Evening Standard comment: Boris v Major: the civil war at the heart of the Tories
Seven years after the Airports Commission began work, six years since it said a new runway in the South-East was essential, four years since it picked Heathrow unanimously as the only suitable location, three years since the Government agreed and one year since MPs overwhelmingly backed expansion in a Commons vote after a Cabinet decision in favour of it, the debate over London’s airport capacity has been settled democratically and at length.
It is time to get building.
Today, Heathrow has issued detailed plans not just for the runway itself but on how it will manage the extra passengers who will use it, improve the areas around it and deal fairly with the impact of construction.
It proposes a longer block on night flights, an expanded Ultra Low Emissions Zone to reduce the impact of road use on air quality, compensation for home owners whose properties will be lost and a masterplan for the area which would see more green space, cycle routes and new rail links.
It is a responsible way to get on with a necessary project — and over the next 12 weeks the public will be able to give its views in a consultation.
We think they are good plans for the right project in the right place.
That does not mean everything has been sorted. Questions over what the scheme will cost and how it will be financed is still to be settled.
Heathrow’s big customer, British Airways, is adamant that any increase in landing charges, already some of the highest anywhere, must be justified — and if Britain is to remain at the heart of the world’s most competitive aviation network, that’s correct.

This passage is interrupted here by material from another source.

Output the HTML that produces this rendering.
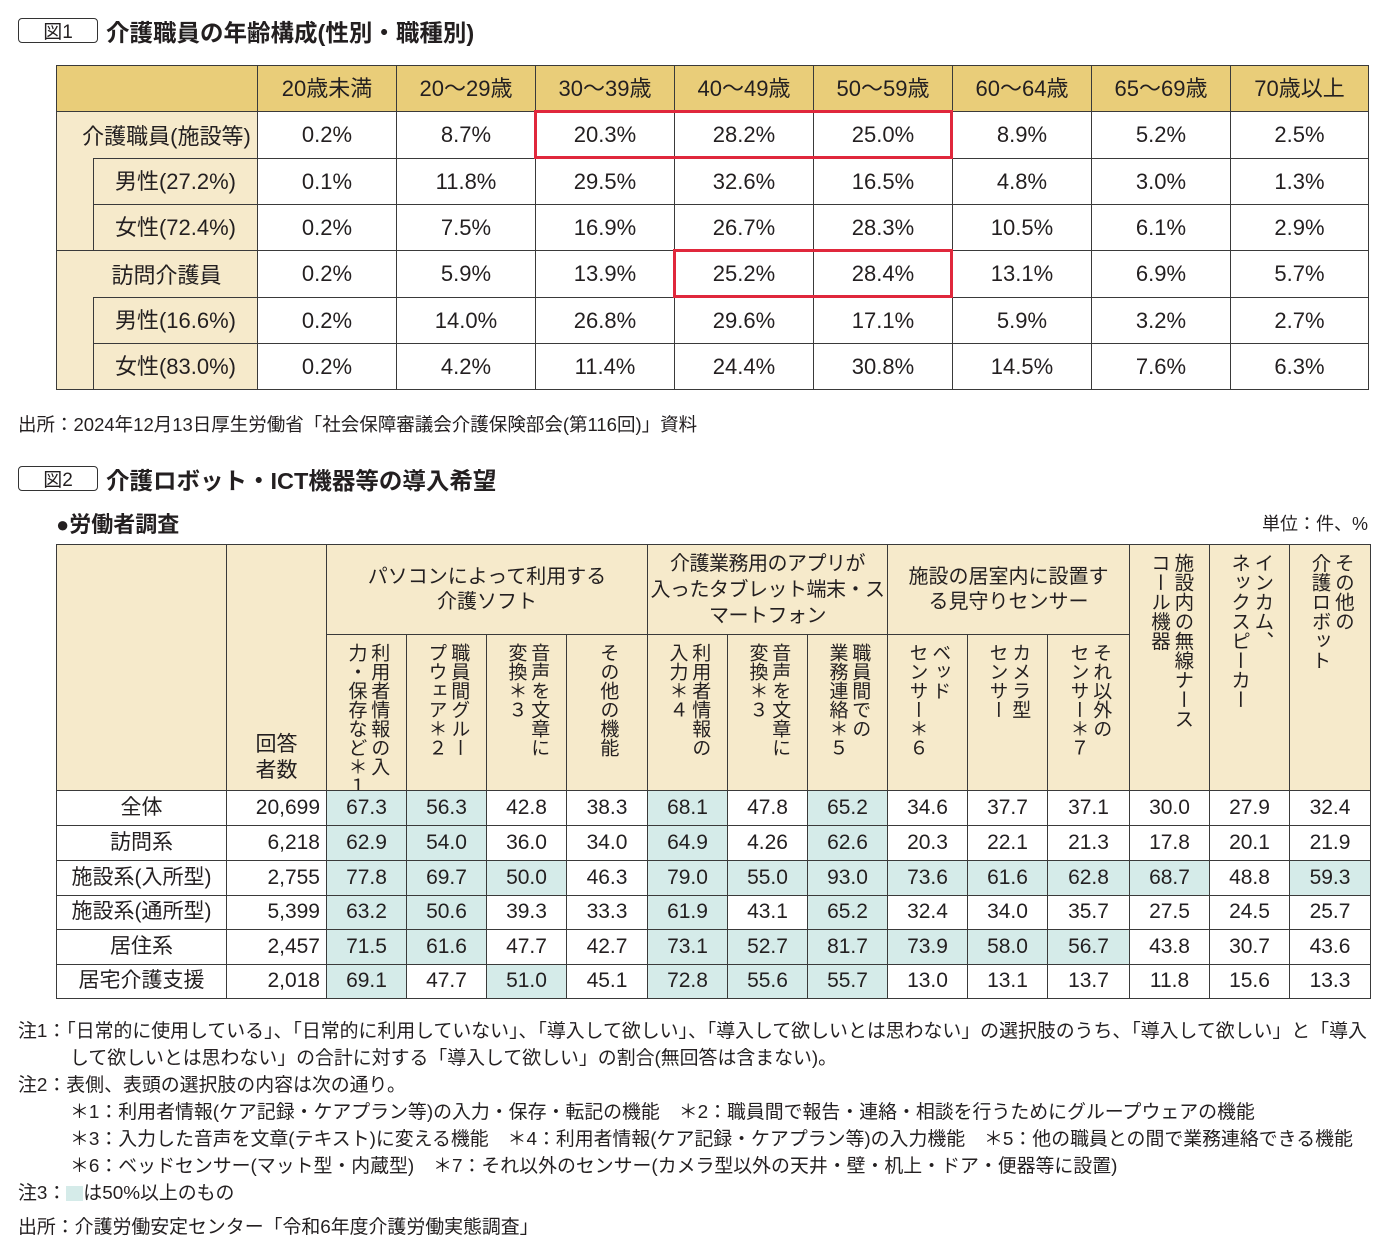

The Civil Aviation Authority, which regulates charges and investment, has a challenging choice ahead.
But it is clear that a growing airport can fund the scheme and with Government backing the new runway can be ready for the first flights to land in 2026.
At a moment when Britain’s openness to the world is being tested by Brexit, that needs to happen.
Will Britain’s next Prime Minister agree? He will inherit a project that has already been agreed and is well under way.
If that Prime Minister is Boris Johnson, as is overwhelmingly likely, he might be tempted to revive the opposition to Heathrow expansion he led as London’s Mayor. That was a battle he did not win, because Heathrow turned out to be the best option.
Later on, he stayed in the Government when it backed a third runway and made himself absent rather than vote against it.
Mr Johnson is no longer the Mayor of London, nor is he simply the MP for Uxbridge and South Ruislip. He aspires to be our national leader and that means stepping up and taking decisions in the national interest.
The next Prime Minister will face many difficult choices in their first Red Box. Stopping Heathrow is not one of them.
Facebook’s new money
Until now cryptocurrencies — digital forms of money, issued by groups rather than national governments — have been for daredevils only, unstable, unregulated and unpredictable.
Their value has soared and crashed. You wouldn’t use them to buy a pint of milk. That’s why some have claimed they will never catch on.
Today Facebook has set about proving them wrong.
It’s a fight we think Facebook will win. Not just because it’s a global economic power, with more than two billion active users around the world, and will back its new currency with real assets linked to existing currencies.
But because digital money is already powering ahead in China and the world is looking for an alternative to the dollar.
We may be about to find it.
A Serpentine summer
Today the Serpentine Gallery unveils another brilliant summer pavilion, by the Japanese architect Junya Ishigami.
A lot of credit for the Serpentine’s ongoing success goes to Yana Peel, its chief executive until today. Sadly she’s stepping down after personal online attacks.
She’s done a great job and will be missed.